> [SET EXERCISE] Make an exact copy of the data below, leaving out every picture.

--- BEGIN MATERIAL ---

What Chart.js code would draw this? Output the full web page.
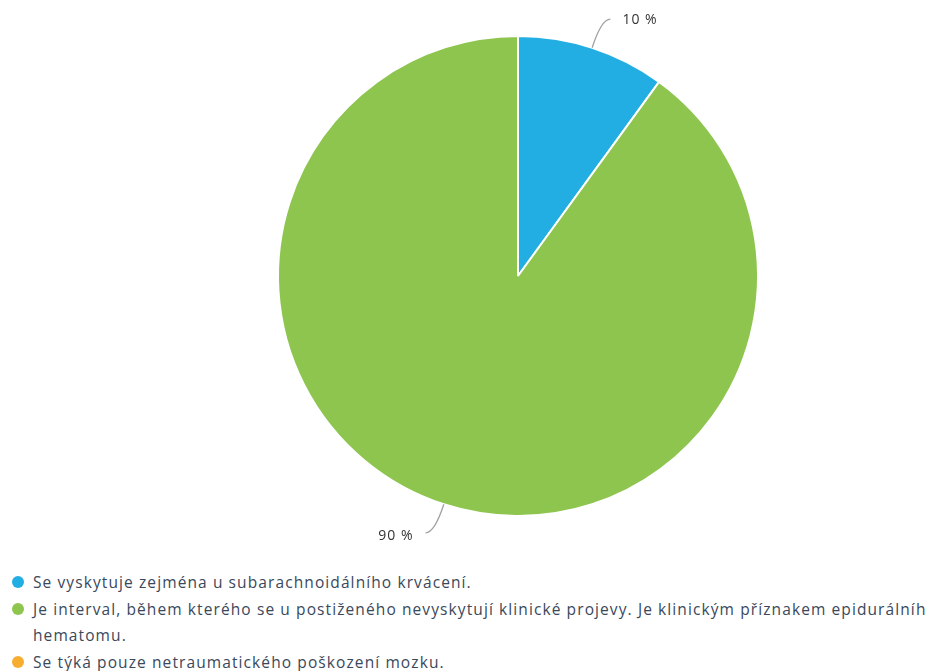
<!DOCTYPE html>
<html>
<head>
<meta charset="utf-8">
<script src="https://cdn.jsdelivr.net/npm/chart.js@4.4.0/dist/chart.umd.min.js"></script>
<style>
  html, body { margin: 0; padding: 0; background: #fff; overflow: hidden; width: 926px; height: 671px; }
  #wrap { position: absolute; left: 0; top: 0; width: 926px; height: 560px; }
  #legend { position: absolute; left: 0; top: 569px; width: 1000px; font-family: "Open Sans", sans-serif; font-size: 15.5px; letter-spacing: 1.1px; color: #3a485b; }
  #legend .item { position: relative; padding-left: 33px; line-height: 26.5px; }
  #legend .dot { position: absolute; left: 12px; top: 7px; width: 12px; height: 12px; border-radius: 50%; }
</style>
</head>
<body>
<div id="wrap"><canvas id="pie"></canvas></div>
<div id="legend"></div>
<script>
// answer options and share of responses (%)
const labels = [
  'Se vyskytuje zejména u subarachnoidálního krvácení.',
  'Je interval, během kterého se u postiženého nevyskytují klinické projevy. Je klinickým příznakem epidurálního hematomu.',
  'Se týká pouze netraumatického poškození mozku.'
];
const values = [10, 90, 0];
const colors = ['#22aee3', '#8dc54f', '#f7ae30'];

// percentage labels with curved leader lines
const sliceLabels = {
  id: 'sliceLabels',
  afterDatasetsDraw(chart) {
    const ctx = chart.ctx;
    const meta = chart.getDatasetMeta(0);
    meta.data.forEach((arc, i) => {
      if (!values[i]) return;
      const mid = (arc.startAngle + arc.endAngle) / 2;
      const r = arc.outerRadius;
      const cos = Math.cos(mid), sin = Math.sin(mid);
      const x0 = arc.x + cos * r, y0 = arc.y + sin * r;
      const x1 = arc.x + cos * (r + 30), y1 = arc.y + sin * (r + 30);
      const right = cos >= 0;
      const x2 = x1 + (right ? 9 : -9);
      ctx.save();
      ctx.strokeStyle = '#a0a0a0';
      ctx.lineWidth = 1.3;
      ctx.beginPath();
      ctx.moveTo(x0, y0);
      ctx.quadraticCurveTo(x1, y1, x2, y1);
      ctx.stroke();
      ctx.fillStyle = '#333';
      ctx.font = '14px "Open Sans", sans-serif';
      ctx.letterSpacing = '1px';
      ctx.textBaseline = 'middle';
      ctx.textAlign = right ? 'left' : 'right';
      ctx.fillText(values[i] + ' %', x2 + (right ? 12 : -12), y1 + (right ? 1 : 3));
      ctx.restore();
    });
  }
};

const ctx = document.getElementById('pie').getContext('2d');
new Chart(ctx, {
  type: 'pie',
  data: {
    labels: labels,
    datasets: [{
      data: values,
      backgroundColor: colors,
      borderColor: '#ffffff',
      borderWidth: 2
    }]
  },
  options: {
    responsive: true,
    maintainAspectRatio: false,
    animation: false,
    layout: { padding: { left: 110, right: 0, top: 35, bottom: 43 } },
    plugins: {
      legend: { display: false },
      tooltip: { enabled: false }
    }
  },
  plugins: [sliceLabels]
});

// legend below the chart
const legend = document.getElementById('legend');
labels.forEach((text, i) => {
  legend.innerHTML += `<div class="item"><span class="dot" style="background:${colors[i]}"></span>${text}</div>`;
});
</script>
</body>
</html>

--- END MATERIAL ---

> [SOLUTION]
What Chart.js code would draw this? Output the full web page.
<!DOCTYPE html>
<html>
<head>
<meta charset="utf-8">
<script src="https://cdn.jsdelivr.net/npm/chart.js@4.4.0/dist/chart.umd.min.js"></script>
<style>
  html, body { margin: 0; padding: 0; background: #fff; overflow: hidden; width: 926px; height: 671px; }
  #wrap { position: absolute; left: 0; top: 0; width: 926px; height: 560px; }
  #legend { position: absolute; left: 0; top: 569px; width: 1000px; font-family: "Open Sans", sans-serif; font-size: 15.5px; letter-spacing: 1.1px; color: #3a485b; }
  #legend .item { position: relative; padding-left: 33px; line-height: 26.5px; }
  #legend .dot { position: absolute; left: 12px; top: 7px; width: 12px; height: 12px; border-radius: 50%; }
</style>
</head>
<body>
<div id="wrap"><canvas id="pie"></canvas></div>
<div id="legend"></div>
<script>
// answer options and share of responses (%)
const labels = [
  'Se vyskytuje zejména u subarachnoidálního krvácení.',
  'Je interval, během kterého se u postiženého nevyskytují klinické projevy. Je klinickým příznakem epidurálního hematomu.',
  'Se týká pouze netraumatického poškození mozku.'
];
const values = [10, 90, 0];
const colors = ['#22aee3', '#8dc54f', '#f7ae30'];

// percentage labels with curved leader lines
const sliceLabels = {
  id: 'sliceLabels',
  afterDatasetsDraw(chart) {
    const ctx = chart.ctx;
    const meta = chart.getDatasetMeta(0);
    meta.data.forEach((arc, i) => {
      if (!values[i]) return;
      const mid = (arc.startAngle + arc.endAngle) / 2;
      const r = arc.outerRadius;
      const cos = Math.cos(mid), sin = Math.sin(mid);
      const x0 = arc.x + cos * r, y0 = arc.y + sin * r;
      const x1 = arc.x + cos * (r + 30), y1 = arc.y + sin * (r + 30);
      const right = cos >= 0;
      const x2 = x1 + (right ? 9 : -9);
      ctx.save();
      ctx.strokeStyle = '#a0a0a0';
      ctx.lineWidth = 1.3;
      ctx.beginPath();
      ctx.moveTo(x0, y0);
      ctx.quadraticCurveTo(x1, y1, x2, y1);
      ctx.stroke();
      ctx.fillStyle = '#333';
      ctx.font = '14px "Open Sans", sans-serif';
      ctx.letterSpacing = '1px';
      ctx.textBaseline = 'middle';
      ctx.textAlign = right ? 'left' : 'right';
      ctx.fillText(values[i] + ' %', x2 + (right ? 12 : -12), y1 + (right ? 1 : 3));
      ctx.restore();
    });
  }
};

const ctx = document.getElementById('pie').getContext('2d');
new Chart(ctx, {
  type: 'pie',
  data: {
    labels: labels,
    datasets: [{
      data: values,
      backgroundColor: colors,
      borderColor: '#ffffff',
      borderWidth: 2
    }]
  },
  options: {
    responsive: true,
    maintainAspectRatio: false,
    animation: false,
    layout: { padding: { left: 110, right: 0, top: 35, bottom: 43 } },
    plugins: {
      legend: { display: false },
      tooltip: { enabled: false }
    }
  },
  plugins: [sliceLabels]
});

// legend below the chart
const legend = document.getElementById('legend');
labels.forEach((text, i) => {
  legend.innerHTML += `<div class="item"><span class="dot" style="background:${colors[i]}"></span>${text}</div>`;
});
</script>
</body>
</html>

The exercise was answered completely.